Back to the primaries though, this post from the pollster.com blog shows a nice chart of the national polls from the year before the Iowa caucuses and at this time last time on the Democratic side Lieberman was in the lead, followed by Dean, Gephardt and Kerry in a three way tie for second. Dean took the lead from Lieberman in September sometime. Kerry didn’t take the lead in the national polls until just weeks before the Iowa Caucus.

So we are of course still very early, and a lot can change. A lot probably WILL change. The dynamics tend to get more and more volatile as the first actual voting approaches.

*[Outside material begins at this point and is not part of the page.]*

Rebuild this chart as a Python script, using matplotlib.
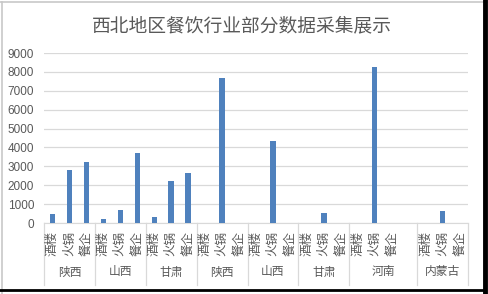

So we shall see. Someone at work a number of months ago predicted that the 2008 race would be Romney vs Clinton. I sort of pooh poohed that, thinking that in the end neither one of those two would make it. I wasn’t sure who would, but I didn’t think those two would. But they are both very much in play.

So, one more interesting chart… the “Trial Heats” between the 4 top Democrats and the 4 top Republicans. That would be Giuliani, McCain, Romney and Thompson vs Clinton, Obama, Edwards and Gore. (In both cases people who are not officially running but who are rumored to be considering it and who poll well are included… that would be Thompson and Gore.) In any case, this gives us 16 possible match ups.

Only ONE of those 16 has a Republican lead… that would be Giuliani vs Gore. And that combination has very sparse polling data and is very close.

There are SIX that look very close. Giuliani vs Clinton, Giuliani vs Edwards, Giuliani vs Gore, McCain vs Clinton, McCain vs Edwards, McCain vs Gore. All other combinations are clear Democratic wins.

Of course, those are popular vote polls too… and the popular vote also is irrelevant in the general election… only electoral votes matter…

And if we are a long way from the first caucuses and primaries, we are even further from the general election…. and quite a lot can happen in that time.

So this kind of poll watching is probably a complete waste of time. But it is a lot of fun.